Derart gespaltene Gewinnverwendungen sind gesellschaftsrechtlich zulässig, wenn sie nach der Satzung der GmbH möglich sind und die Gesellschafter wirksam einen entsprechenden Beschluss fassen. Ein zivilrechtlich wirksamer Gesellschafterbeschluss, nach dem die Gewinnanteile von Minderheitsgesellschaftern ausgeschüttet werden, der auf den Mehrheitsgesellschafter gemäß seiner Beteiligung entfallende Anteil am Gewinn hingegen nicht ausgeschüttet, sondern in eine gesellschafterbezogene Gewinnrücklage eingestellt wird, ist - ebenso wie eine zivilrechtlich ordnungsgemäß zustande gekommene inkongruente Gewinnausschüttung in Gestalt einer anteilsabweichenden Verteilung des Gewinns (inkongruente Gewinnverteilung) - grundsätzlich auch steuerlich anzuerkennen.
Auch ein Missbrauch von Gestaltungsmöglichkeiten i.S.d. § 42 AO liegt nicht vor. Die Tatsache, dass Ausschüttungen an alle Gesellschafter möglich gewesen wären, genügt nicht, um den zivilrechtlich wirksamen Gesellschafterbeschlüssen die steuerliche Anerkennung zu versagen. Die partiellen Gewinnthesaurierungen dienen der Innen- bzw. Selbstfinanzierung und beruhen auf anzuerkennenden wirtschaftlichen Gründen.
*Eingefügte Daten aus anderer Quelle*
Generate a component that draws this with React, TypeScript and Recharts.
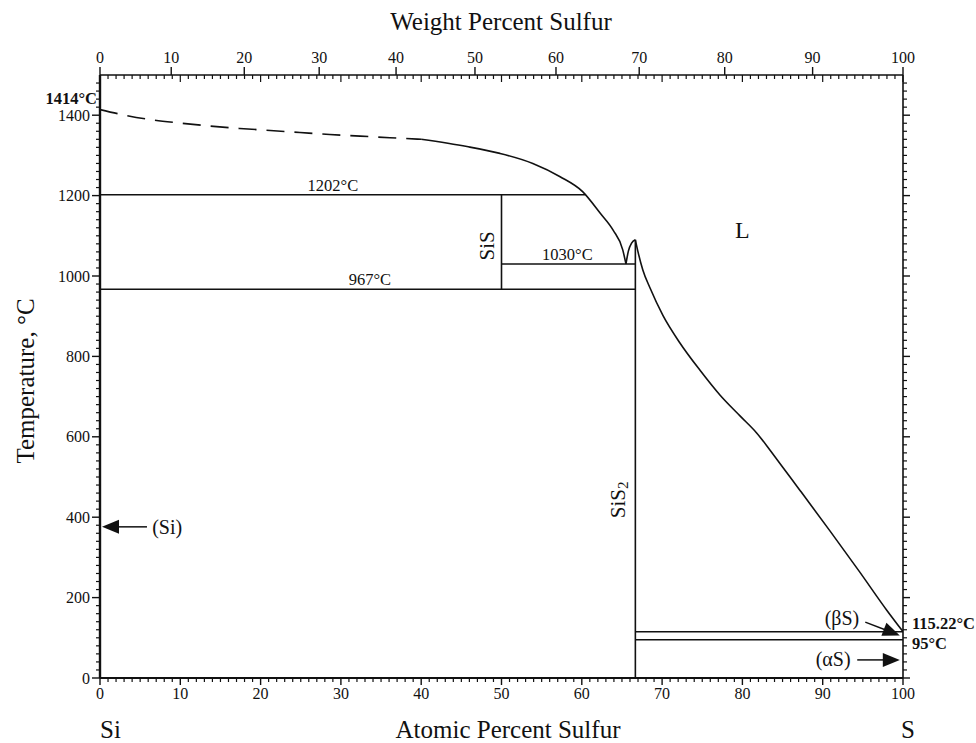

Es ist weder untypisch noch unangemessen, dass Gesellschafter unterschiedliche Interessen an der Ausschüttung von Gewinnen haben und die Gesellschafterversammlung demgemäß entscheidet, dass nur bestimmte Gesellschafter Ausschüttungen erhalten, während der Gewinn im Übrigen vorerst einbehalten wird.
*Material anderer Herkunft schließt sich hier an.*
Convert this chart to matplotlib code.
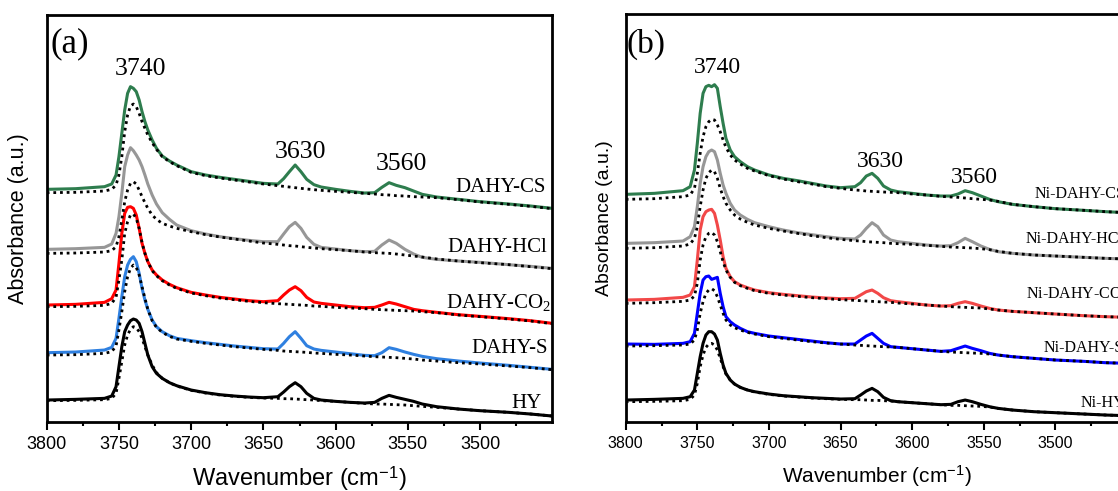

Danach führt ein gesellschaftsrechtlich zulässiger und steuerlich anzuerkennender Beschluss über die gespaltene bzw. inkongruente Gewinnverwendung nicht zur Gewinnausschüttung an den Gesellschafter, dessen Anteil am Gewinn thesauriert wird, und insoweit auch nicht zum Zufluss eines Gewinnanteils i.S.d. § 20 Abs. 1 Nr. 1 Satz 1 EStG. Die Einstellung des auf den Kläger entfallenden Anteils am Gewinn in seine gesellschafterbezogene Gewinnrücklage führt - ungeachtet seiner Stellung als beherrschender Gesellschafter - nicht zum Zufluss von Kapitalerträgen gem. § 20 Abs. 1 Nr. 1 Satz 1, § 11 Abs. 1 Satz 1 EStG. Dies folgt bereits daraus, dass auch bei einem beherrschenden Gesellschafter wie dem Kläger der Beschluss, den Gewinn im Eigenkapital in einer gesellschafterbezogenen Gewinnrücklage zu thesaurieren, zur Folge hat, dass er insoweit keinen Gewinnanteil i.S.d. § 20 Abs. 1 Nr. 1 Satz 1 EStG bezieht. Denn trotz seiner Stellung als beherrschender Gesellschafter und obgleich für einen erneuten Gewinnverwendungsbeschluss über die Ausschüttung des thesaurierten Betrags nur eine einfache Stimmenmehrheit erforderlich ist, kann der Kläger nicht sicher sein, dass er die Ausschüttung der in seinen Rücklagenkonten thesaurierten Gewinne zu einem späteren Zeitpunkt tatsächlich durchzusetzen vermag, da die Realisierung der Ausschüttung aus der personenbezogenen Gewinnrücklage im Verlustfall unmöglich werden kann.